Lea Copers
On walking into a room full of Leo Copers’ whirring, ringing, beating, and humming sculptures, one immediately feels de trop, in the way, an intruder among a collection of autonomous, hermetic objects. Copers, a midcareer Belgian artist who has had little exposure here, often makes works that keep viewers at bay via the use of various threatening elements—knives, nooses, machine guns, lightbulbs immersed in water. But his pieces also betray a playful element, and in his show here, with its spook-house flying tablecloth and idling motors, this element prevails, though the works remain conceptually aloof.
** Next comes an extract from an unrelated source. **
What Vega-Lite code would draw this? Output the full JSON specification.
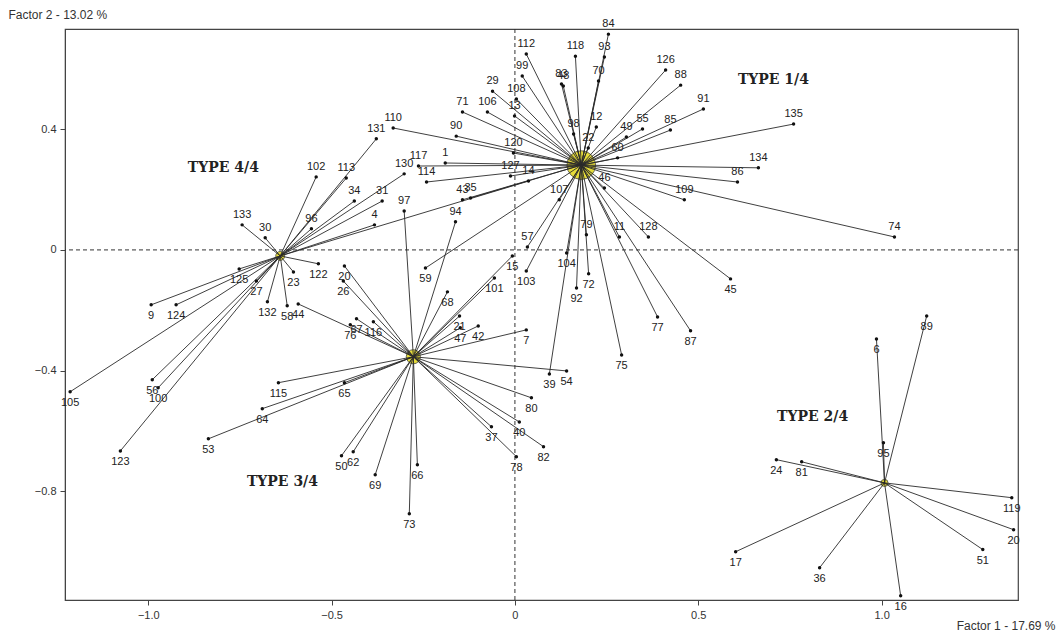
{
  "$schema": "https://vega.github.io/schema/vega-lite/v6.json",
  "width": 953,
  "height": 571,
  "autosize": {"type": "none"},
  "padding": {"left": 65, "top": 29, "right": 45, "bottom": 41},
  "background": "white",
  "config": {
    "view": {"stroke": "#444", "strokeWidth": 1.2},
    "axis": {"grid": false, "domainColor": "#444", "tickColor": "#444", "tickSize": 5, "labelPadding": 4,
      "labelFont": "Liberation Sans", "labelFontSize": 11, "labelColor": "#333",
      "titleFont": "Liberation Sans", "titleFontSize": 12, "titleFontWeight": "normal", "titleColor": "#333"}
  },
  "datasets": {
    "points": [
      {"id": "112", "x": 0.031, "y": 0.649, "type": "T1"},
      {"id": "99", "x": 0.020, "y": 0.576, "type": "T1"},
      {"id": "118", "x": 0.165, "y": 0.642, "type": "T1"},
      {"id": "84", "x": 0.255, "y": 0.715, "type": "T1"},
      {"id": "93", "x": 0.244, "y": 0.639, "type": "T1"},
      {"id": "83", "x": 0.127, "y": 0.550, "type": "T1"},
      {"id": "48", "x": 0.132, "y": 0.543, "type": "T1"},
      {"id": "70", "x": 0.228, "y": 0.560, "type": "T1"},
      {"id": "126", "x": 0.411, "y": 0.596, "type": "T1"},
      {"id": "88", "x": 0.452, "y": 0.546, "type": "T1"},
      {"id": "98", "x": 0.160, "y": 0.384, "type": "T1"},
      {"id": "12", "x": 0.222, "y": 0.407, "type": "T1"},
      {"id": "22", "x": 0.200, "y": 0.338, "type": "T1"},
      {"id": "49", "x": 0.304, "y": 0.374, "type": "T1"},
      {"id": "55", "x": 0.348, "y": 0.401, "type": "T1"},
      {"id": "85", "x": 0.424, "y": 0.397, "type": "T1"},
      {"id": "60", "x": 0.280, "y": 0.305, "type": "T1"},
      {"id": "108", "x": 0.004, "y": 0.500, "type": "T1"},
      {"id": "29", "x": -0.061, "y": 0.526, "type": "T1"},
      {"id": "13", "x": -0.001, "y": 0.444, "type": "T1"},
      {"id": "106", "x": -0.075, "y": 0.457, "type": "T1"},
      {"id": "71", "x": -0.143, "y": 0.457, "type": "T1"},
      {"id": "110", "x": -0.332, "y": 0.404, "type": "T1"},
      {"id": "90", "x": -0.160, "y": 0.377, "type": "T1"},
      {"id": "120", "x": -0.004, "y": 0.321, "type": "T1"},
      {"id": "1", "x": -0.190, "y": 0.288, "type": "T1"},
      {"id": "117", "x": -0.263, "y": 0.278, "type": "T1"},
      {"id": "127", "x": -0.012, "y": 0.245, "type": "T1"},
      {"id": "114", "x": -0.241, "y": 0.225, "type": "T1"},
      {"id": "35", "x": -0.121, "y": 0.172, "type": "T1"},
      {"id": "43", "x": -0.143, "y": 0.166, "type": "T1"},
      {"id": "46", "x": 0.244, "y": 0.205, "type": "T1"},
      {"id": "109", "x": 0.462, "y": 0.166, "type": "T1"},
      {"id": "128", "x": 0.364, "y": 0.043, "type": "T1"},
      {"id": "107", "x": 0.121, "y": 0.166, "type": "T1"},
      {"id": "57", "x": 0.034, "y": 0.010, "type": "T1"},
      {"id": "91", "x": 0.514, "y": 0.467, "type": "T1"},
      {"id": "135", "x": 0.760, "y": 0.417, "type": "T1"},
      {"id": "134", "x": 0.664, "y": 0.272, "type": "T1"},
      {"id": "86", "x": 0.607, "y": 0.225, "type": "T1"},
      {"id": "74", "x": 1.035, "y": 0.043, "type": "T1"},
      {"id": "104", "x": 0.141, "y": -0.010, "type": "T1"},
      {"id": "39", "x": 0.094, "y": -0.411, "type": "T1"},
      {"id": "79", "x": 0.195, "y": 0.050, "type": "T1"},
      {"id": "72", "x": 0.201, "y": -0.079, "type": "T1"},
      {"id": "92", "x": 0.168, "y": -0.126, "type": "T1"},
      {"id": "11", "x": 0.285, "y": 0.043, "type": "T1"},
      {"id": "77", "x": 0.389, "y": -0.222, "type": "T1"},
      {"id": "87", "x": 0.479, "y": -0.268, "type": "T1"},
      {"id": "75", "x": 0.291, "y": -0.348, "type": "T1"},
      {"id": "45", "x": 0.588, "y": -0.096, "type": "T1"},
      {"id": "103", "x": 0.031, "y": -0.070, "type": "T1"},
      {"id": "59", "x": -0.244, "y": -0.060, "type": "T1"},
      {"id": "102", "x": -0.542, "y": 0.242, "type": "T4"},
      {"id": "113", "x": -0.460, "y": 0.238, "type": "T4"},
      {"id": "34", "x": -0.438, "y": 0.162, "type": "T4"},
      {"id": "31", "x": -0.362, "y": 0.162, "type": "T4"},
      {"id": "96", "x": -0.555, "y": 0.070, "type": "T4"},
      {"id": "30", "x": -0.681, "y": 0.040, "type": "T4"},
      {"id": "133", "x": -0.744, "y": 0.083, "type": "T4"},
      {"id": "4", "x": -0.383, "y": 0.083, "type": "T4"},
      {"id": "130", "x": -0.302, "y": 0.252, "type": "T4"},
      {"id": "131", "x": -0.378, "y": 0.368, "type": "T4"},
      {"id": "125", "x": -0.752, "y": -0.063, "type": "T4"},
      {"id": "9", "x": -0.992, "y": -0.182, "type": "T4"},
      {"id": "124", "x": -0.924, "y": -0.182, "type": "T4"},
      {"id": "27", "x": -0.705, "y": -0.103, "type": "T4"},
      {"id": "105", "x": -1.213, "y": -0.470, "type": "T4"},
      {"id": "100", "x": -0.973, "y": -0.457, "type": "T4"},
      {"id": "56", "x": -0.989, "y": -0.430, "type": "T4"},
      {"id": "123", "x": -1.076, "y": -0.666, "type": "T4"},
      {"id": "132", "x": -0.675, "y": -0.172, "type": "T4"},
      {"id": "23", "x": -0.604, "y": -0.073, "type": "T4"},
      {"id": "58", "x": -0.621, "y": -0.185, "type": "T4"},
      {"id": "122", "x": -0.536, "y": -0.046, "type": "T4"},
      {"id": "14", "x": 0.037, "y": 0.228, "type": "T4"},
      {"id": "94", "x": -0.162, "y": 0.093, "type": "T3"},
      {"id": "97", "x": -0.302, "y": 0.129, "type": "T3"},
      {"id": "44", "x": -0.591, "y": -0.179, "type": "T3"},
      {"id": "20", "x": -0.465, "y": -0.053, "type": "T3"},
      {"id": "26", "x": -0.468, "y": -0.103, "type": "T3"},
      {"id": "76", "x": -0.449, "y": -0.248, "type": "T3"},
      {"id": "67", "x": -0.432, "y": -0.228, "type": "T3"},
      {"id": "116", "x": -0.386, "y": -0.238, "type": "T3"},
      {"id": "68", "x": -0.184, "y": -0.139, "type": "T3"},
      {"id": "21", "x": -0.151, "y": -0.219, "type": "T3"},
      {"id": "47", "x": -0.149, "y": -0.258, "type": "T3"},
      {"id": "42", "x": -0.100, "y": -0.252, "type": "T3"},
      {"id": "7", "x": 0.031, "y": -0.265, "type": "T3"},
      {"id": "101", "x": -0.056, "y": -0.093, "type": "T3"},
      {"id": "15", "x": -0.007, "y": -0.020, "type": "T3"},
      {"id": "54", "x": 0.141, "y": -0.401, "type": "T3"},
      {"id": "80", "x": 0.045, "y": -0.490, "type": "T3"},
      {"id": "40", "x": 0.012, "y": -0.570, "type": "T3"},
      {"id": "37", "x": -0.064, "y": -0.586, "type": "T3"},
      {"id": "78", "x": 0.004, "y": -0.685, "type": "T3"},
      {"id": "82", "x": 0.078, "y": -0.652, "type": "T3"},
      {"id": "66", "x": -0.266, "y": -0.712, "type": "T3"},
      {"id": "73", "x": -0.288, "y": -0.874, "type": "T3"},
      {"id": "69", "x": -0.381, "y": -0.745, "type": "T3"},
      {"id": "62", "x": -0.441, "y": -0.669, "type": "T3"},
      {"id": "50", "x": -0.473, "y": -0.682, "type": "T3"},
      {"id": "65", "x": -0.465, "y": -0.440, "type": "T3"},
      {"id": "115", "x": -0.645, "y": -0.440, "type": "T3"},
      {"id": "64", "x": -0.689, "y": -0.526, "type": "T3"},
      {"id": "53", "x": -0.836, "y": -0.626, "type": "T3"},
      {"id": "89", "x": 1.123, "y": -0.219, "type": "T2"},
      {"id": "6", "x": 0.986, "y": -0.295, "type": "T2"},
      {"id": "95", "x": 1.005, "y": -0.639, "type": "T2"},
      {"id": "81", "x": 0.782, "y": -0.702, "type": "T2"},
      {"id": "24", "x": 0.713, "y": -0.695, "type": "T2"},
      {"id": "119", "x": 1.355, "y": -0.821, "type": "T2"},
      {"id": "20", "x": 1.360, "y": -0.927, "type": "T2"},
      {"id": "51", "x": 1.276, "y": -0.993, "type": "T2"},
      {"id": "16", "x": 1.052, "y": -1.146, "type": "T2"},
      {"id": "36", "x": 0.831, "y": -1.053, "type": "T2"},
      {"id": "17", "x": 0.602, "y": -1.000, "type": "T2"}
    ],
    "centers": [
      {"type": "T1", "cx": 0.181, "cy": 0.281},
      {"type": "T4", "cx": -0.640, "cy": -0.020},
      {"type": "T3", "cx": -0.277, "cy": -0.354},
      {"type": "T2", "cx": 1.008, "cy": -0.772}
    ],
    "types": [
      {"name": "TYPE 1/4", "x": 0.705, "y": 0.563},
      {"name": "TYPE 4/4", "x": -0.795, "y": 0.272},
      {"name": "TYPE 3/4", "x": -0.634, "y": -0.768},
      {"name": "TYPE 2/4", "x": 0.812, "y": -0.552}
    ]
  },
  "data": {"name": "points"},
  "layer": [
    {
      "data": {"values": [{}]},
      "mark": {"type": "rule", "color": "#333", "strokeDash": [4, 3], "strokeWidth": 1},
      "encoding": {
        "x": {"datum": 0, "type": "quantitative",
          "scale": {"domain": [-1.227, 1.372], "nice": false, "zero": false},
          "axis": {"values": [-1, -0.5, 0, 0.5, 1],
            "labelExpr": "datum.value == 0 ? '0' : format(datum.value, '.1f')",
            "title": "Factor 1  -  17.69 %", "titleX": 990, "titleY": 25, "titleAlign": "right", "titleBaseline": "middle"}}
      }
    },
    {
      "data": {"values": [{}]},
      "mark": {"type": "rule", "color": "#333", "strokeDash": [4, 3], "strokeWidth": 1},
      "encoding": {
        "y": {"datum": 0, "type": "quantitative",
          "scale": {"domain": [-1.16, 0.732], "nice": false, "zero": false},
          "axis": {"values": [-0.8, -0.4, 0, 0.4],
            "labelExpr": "datum.value == 0 ? '0' : format(datum.value, '.1f')",
            "title": "Factor 2  -  13.02 %", "titleAngle": 0, "titleX": -57, "titleY": -15, "titleAlign": "left", "titleBaseline": "middle"}}
      }
    },
    {
      "data": {"name": "centers"},
      "mark": {"type": "point", "filled": true, "fill": "#e6dc3a", "stroke": "#6a6a50", "strokeWidth": 1, "opacity": 1},
      "encoding": {
        "x": {"field": "cx", "type": "quantitative"},
        "y": {"field": "cy", "type": "quantitative"},
        "size": {"condition": [
          {"test": "datum.type == 'T1'", "value": 820},
          {"test": "datum.type == 'T3'", "value": 200},
          {"test": "datum.type == 'T4'", "value": 80}
        ], "value": 50}
      }
    },
    {
      "transform": [{"lookup": "type", "from": {"data": {"name": "centers"}, "key": "type", "fields": ["cx", "cy"]}}],
      "mark": {"type": "rule", "color": "#2a2a2a", "strokeWidth": 0.9},
      "encoding": {
        "x": {"field": "x", "type": "quantitative"},
        "y": {"field": "y", "type": "quantitative"},
        "x2": {"field": "cx"},
        "y2": {"field": "cy"}
      }
    },
    {
      "mark": {"type": "circle", "color": "#111", "size": 12, "opacity": 1},
      "encoding": {
        "x": {"field": "x", "type": "quantitative"},
        "y": {"field": "y", "type": "quantitative"}
      }
    },
    {
      "transform": [{"filter": "datum.y >= 0"}],
      "mark": {"type": "text", "font": "Liberation Sans", "fontSize": 11, "color": "#222", "dy": -10, "baseline": "middle"},
      "encoding": {
        "x": {"field": "x", "type": "quantitative"},
        "y": {"field": "y", "type": "quantitative"},
        "text": {"field": "id"}
      }
    },
    {
      "transform": [{"filter": "datum.y < 0"}],
      "mark": {"type": "text", "font": "Liberation Sans", "fontSize": 11, "color": "#222", "dy": 11, "baseline": "middle"},
      "encoding": {
        "x": {"field": "x", "type": "quantitative"},
        "y": {"field": "y", "type": "quantitative"},
        "text": {"field": "id"}
      }
    },
    {
      "data": {"name": "types"},
      "mark": {"type": "text", "font": "DejaVu Serif", "fontWeight": "bold", "fontSize": 14, "color": "#222", "baseline": "middle"},
      "encoding": {
        "x": {"field": "x", "type": "quantitative"},
        "y": {"field": "y", "type": "quantitative"},
        "text": {"field": "name"}
      }
    }
  ]
}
Copers specializes in unlikely juxtapositions and changing physical states; in Little Turningtable, 1989, the work’s draped cloth is now still, now twirling like a young girl’s skirt. Safe, 1989, nothing more than a locked safe, suggests impenetrable mystery; in YRNOMLICE, 1988, a border of nonsense words surrounds a fractured mirror: we cannot decipher the text, nor· can we clearly see ourselves. Capers does make more specific political and social comments in certain works: Bloodbanner, 1979, a flag stained with the artist’s own blood, links patriotism with human sacrifice; in Chandelier, 1988, a lighting fixture hangs sideways off a wall in an amusing poke at conventional domesticity. Usually, however, these works can be read on several levels at once: the chandelier also magically refutes “normal” physical laws (gravity), and its imitation candle-flame lightbulbs reflect Copers’ interest in conflating the genuine and the artificial. Motor with a Golden Shaft, 1989, an unassuming machine whirring away on the floor like an abandoned vacuum cleaner, plays with our preconceptions about objects and about art, reminding us how dependent we are on specific contexts (gallery, home, machine shop) for meaning.
Copers has no interest in explaining his irrational and uncanny uses of ordinary objects and familiar symbols. His sculptures are like the demonstrations seen in high-school science films: carefully orchestrated performances of physical phenomena—only they don’t demonstrate anything certain or even identifiable, and, as often as not, they do exactly what we don’t expect. Copers is absorbed with the possibilities and limitations of matter, of objects and of human understanding. Seemingly no concept, process, or situation, from bourgeois parlor life to meteorological phenomena, is safe from his antic imagination.